The article lists several “rules” that govern the process of evolution; he admits that while his description is simple, the actual process of evolution involves advantageous traits becoming adopted, and unfavorable traits being discarded. This, according to the author, is why people of faith should not discount evolution, and why evolution and faith are not mutually exclusive points of view. He posits that it is very possible that God, when creating the universe, also created those rules by which evolution happens, and there is simply no way anyone can deny the cold, hard facts of evolution.
With that in mind, the issue at hand is an epistemological one. How can we (assuming we support and believe in the theory of evolution) win the debate over evolution? According to Blanchard, people who support the evolutionary view of natural history cannot continue to treat evolution like a matter of faith, and should not see it as incompatible with the various faiths that currently reject evolution.
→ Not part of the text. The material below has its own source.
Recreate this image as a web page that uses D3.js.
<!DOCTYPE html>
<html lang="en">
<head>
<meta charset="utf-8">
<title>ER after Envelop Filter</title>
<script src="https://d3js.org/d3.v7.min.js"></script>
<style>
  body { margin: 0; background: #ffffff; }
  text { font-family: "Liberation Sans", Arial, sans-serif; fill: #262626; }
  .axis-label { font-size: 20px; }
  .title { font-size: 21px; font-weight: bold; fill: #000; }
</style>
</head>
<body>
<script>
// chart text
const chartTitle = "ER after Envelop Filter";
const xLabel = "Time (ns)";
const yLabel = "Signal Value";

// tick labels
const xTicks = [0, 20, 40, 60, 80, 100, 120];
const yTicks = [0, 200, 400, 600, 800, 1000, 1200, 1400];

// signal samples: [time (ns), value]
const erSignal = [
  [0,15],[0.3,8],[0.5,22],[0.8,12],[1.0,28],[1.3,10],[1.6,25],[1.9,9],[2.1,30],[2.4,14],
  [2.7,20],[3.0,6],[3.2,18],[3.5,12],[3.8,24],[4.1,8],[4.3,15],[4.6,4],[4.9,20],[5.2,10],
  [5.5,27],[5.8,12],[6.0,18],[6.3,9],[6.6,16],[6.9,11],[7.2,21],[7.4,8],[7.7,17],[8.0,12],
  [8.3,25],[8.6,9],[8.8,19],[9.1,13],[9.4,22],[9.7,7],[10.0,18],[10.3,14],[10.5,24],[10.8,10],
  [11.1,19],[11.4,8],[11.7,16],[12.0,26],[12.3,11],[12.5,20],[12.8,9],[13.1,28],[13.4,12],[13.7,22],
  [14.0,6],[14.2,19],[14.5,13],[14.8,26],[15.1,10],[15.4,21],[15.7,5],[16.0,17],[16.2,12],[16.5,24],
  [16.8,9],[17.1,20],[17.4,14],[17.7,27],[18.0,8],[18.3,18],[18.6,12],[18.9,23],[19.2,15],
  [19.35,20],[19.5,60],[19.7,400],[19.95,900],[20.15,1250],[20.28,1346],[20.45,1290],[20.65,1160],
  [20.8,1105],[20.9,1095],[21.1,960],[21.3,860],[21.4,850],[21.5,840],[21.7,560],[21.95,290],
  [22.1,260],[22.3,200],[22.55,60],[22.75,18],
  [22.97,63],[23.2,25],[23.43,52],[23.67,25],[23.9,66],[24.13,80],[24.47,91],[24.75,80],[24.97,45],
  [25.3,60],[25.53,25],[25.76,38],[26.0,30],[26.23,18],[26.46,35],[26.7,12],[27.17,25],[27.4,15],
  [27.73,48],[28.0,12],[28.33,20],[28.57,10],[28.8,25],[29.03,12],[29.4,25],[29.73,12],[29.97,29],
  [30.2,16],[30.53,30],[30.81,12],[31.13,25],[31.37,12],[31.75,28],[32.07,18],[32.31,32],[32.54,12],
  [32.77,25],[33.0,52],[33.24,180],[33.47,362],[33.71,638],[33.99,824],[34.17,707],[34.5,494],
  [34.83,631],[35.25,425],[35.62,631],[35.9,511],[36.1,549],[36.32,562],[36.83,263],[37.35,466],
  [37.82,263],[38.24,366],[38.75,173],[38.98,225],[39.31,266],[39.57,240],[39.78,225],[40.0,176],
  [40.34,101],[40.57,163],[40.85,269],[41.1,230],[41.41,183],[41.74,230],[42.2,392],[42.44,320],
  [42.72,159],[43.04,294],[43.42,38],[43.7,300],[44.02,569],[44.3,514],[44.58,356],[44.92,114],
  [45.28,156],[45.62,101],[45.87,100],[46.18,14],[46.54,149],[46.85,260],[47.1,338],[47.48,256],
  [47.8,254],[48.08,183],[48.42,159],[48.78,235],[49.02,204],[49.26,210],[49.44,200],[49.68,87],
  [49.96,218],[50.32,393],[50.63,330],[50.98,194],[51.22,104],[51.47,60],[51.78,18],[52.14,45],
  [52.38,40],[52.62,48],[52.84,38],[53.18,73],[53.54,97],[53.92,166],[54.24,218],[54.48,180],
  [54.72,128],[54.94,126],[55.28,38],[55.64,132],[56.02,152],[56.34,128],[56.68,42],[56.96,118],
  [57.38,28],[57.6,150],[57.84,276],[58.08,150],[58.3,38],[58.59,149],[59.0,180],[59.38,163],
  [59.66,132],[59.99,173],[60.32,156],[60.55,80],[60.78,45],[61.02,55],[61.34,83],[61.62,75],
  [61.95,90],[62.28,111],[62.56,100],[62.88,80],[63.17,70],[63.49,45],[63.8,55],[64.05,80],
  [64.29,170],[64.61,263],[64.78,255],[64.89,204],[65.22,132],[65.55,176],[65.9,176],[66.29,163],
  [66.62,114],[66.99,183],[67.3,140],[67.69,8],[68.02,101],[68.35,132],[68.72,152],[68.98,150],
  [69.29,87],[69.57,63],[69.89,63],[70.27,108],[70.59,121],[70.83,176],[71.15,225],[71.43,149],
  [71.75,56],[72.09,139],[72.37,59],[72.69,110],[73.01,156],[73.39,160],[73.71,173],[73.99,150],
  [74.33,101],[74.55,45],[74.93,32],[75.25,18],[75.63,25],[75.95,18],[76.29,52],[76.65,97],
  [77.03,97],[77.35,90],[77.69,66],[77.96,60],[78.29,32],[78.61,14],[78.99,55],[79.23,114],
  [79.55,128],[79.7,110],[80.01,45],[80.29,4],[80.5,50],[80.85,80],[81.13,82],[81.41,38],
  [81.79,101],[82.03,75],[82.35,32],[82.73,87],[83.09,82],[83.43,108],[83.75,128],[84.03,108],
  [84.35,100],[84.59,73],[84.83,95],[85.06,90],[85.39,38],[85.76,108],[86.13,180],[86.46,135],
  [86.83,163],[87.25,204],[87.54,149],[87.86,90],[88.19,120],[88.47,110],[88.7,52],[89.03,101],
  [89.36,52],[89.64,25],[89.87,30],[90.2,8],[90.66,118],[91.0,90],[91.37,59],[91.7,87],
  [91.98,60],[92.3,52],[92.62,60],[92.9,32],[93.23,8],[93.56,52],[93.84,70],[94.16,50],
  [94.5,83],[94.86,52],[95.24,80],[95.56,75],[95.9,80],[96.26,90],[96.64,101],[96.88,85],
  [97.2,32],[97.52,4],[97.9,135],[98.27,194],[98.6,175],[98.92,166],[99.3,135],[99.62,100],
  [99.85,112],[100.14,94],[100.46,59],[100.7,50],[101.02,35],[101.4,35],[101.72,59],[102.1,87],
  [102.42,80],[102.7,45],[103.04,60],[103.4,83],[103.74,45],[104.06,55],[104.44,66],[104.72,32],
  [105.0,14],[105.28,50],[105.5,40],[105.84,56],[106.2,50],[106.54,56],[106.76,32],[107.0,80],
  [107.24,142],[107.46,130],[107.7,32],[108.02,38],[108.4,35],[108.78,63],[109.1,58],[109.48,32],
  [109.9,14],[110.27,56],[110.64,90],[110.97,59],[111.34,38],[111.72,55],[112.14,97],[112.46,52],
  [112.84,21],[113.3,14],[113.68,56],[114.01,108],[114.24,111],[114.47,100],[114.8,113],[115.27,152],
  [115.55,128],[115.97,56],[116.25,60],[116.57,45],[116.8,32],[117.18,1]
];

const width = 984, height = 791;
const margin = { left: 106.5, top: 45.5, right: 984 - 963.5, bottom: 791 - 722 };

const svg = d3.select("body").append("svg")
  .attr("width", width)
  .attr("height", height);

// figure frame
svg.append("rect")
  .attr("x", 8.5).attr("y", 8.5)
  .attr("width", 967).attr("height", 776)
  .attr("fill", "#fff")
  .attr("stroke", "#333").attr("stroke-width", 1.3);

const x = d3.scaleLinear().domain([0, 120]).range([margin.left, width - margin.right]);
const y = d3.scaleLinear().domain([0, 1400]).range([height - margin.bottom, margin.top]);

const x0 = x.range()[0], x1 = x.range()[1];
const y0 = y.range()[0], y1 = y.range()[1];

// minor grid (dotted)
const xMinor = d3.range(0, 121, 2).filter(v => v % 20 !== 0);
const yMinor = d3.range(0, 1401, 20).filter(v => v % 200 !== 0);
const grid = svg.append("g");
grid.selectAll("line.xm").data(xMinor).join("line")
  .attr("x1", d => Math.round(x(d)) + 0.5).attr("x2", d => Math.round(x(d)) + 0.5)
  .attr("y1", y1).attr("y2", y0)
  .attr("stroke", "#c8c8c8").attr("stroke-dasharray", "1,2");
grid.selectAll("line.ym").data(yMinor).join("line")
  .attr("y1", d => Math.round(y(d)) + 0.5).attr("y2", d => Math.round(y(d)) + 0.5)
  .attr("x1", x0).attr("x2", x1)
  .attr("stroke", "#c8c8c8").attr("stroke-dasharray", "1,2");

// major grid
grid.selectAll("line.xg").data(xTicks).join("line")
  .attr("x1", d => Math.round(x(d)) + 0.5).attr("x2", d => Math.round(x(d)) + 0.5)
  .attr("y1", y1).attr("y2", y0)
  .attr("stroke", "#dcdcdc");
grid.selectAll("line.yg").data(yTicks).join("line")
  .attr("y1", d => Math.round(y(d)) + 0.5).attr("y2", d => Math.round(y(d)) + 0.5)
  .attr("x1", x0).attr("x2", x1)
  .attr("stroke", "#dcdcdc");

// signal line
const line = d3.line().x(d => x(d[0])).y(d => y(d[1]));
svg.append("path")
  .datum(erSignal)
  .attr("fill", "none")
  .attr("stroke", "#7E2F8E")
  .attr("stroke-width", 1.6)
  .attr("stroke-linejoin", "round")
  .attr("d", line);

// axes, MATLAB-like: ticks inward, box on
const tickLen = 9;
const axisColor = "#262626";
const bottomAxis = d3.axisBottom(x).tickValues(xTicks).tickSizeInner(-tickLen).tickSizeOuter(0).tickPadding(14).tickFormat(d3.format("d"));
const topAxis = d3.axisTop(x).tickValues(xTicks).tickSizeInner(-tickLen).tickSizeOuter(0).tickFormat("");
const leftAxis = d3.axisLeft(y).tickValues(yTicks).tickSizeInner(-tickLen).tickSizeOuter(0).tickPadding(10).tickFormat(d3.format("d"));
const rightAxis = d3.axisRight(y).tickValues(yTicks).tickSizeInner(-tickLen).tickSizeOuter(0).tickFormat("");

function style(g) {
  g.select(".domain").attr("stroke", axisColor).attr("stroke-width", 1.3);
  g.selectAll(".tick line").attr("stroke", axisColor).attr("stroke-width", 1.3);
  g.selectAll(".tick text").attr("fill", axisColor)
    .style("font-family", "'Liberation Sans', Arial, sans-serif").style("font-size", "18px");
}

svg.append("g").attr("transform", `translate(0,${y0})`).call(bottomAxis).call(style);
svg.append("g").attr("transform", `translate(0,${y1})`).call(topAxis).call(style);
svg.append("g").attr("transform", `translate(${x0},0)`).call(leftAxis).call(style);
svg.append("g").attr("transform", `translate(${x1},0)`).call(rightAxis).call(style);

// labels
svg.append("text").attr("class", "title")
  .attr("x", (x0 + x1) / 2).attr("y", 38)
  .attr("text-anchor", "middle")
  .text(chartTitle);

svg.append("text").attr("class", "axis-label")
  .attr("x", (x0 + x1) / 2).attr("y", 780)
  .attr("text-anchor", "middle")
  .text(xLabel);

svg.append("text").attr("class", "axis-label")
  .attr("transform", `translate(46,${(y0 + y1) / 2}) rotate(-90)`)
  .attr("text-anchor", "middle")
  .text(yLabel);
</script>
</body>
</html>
Our belief in evolution comes not only from theories that have been proven by fact, but it also comes from our daily participation in the phenomenon itself. As the author states, anybody who eats a strawberry or enjoys the company of their dog is recognizing the results of evolution, whether they know it or not. So perhaps the better thing to do would be instead of debating evolution itself, to find ways of making it compatible with the views of those who currently reject what is irrefutable.
At least in the United States, the debate over evolution is extremely intense, usually involving opposing political views. The current debate is substantively empty, as evolution is fact, which explains its dysfunction and unproductiveness. So is it a worthwhile endeavor to attempt to find a way to reconcile evolution and religion? As scientists discover more and more evidence supporting evolution, what will the debate look like in a generation? Will there even be a debate?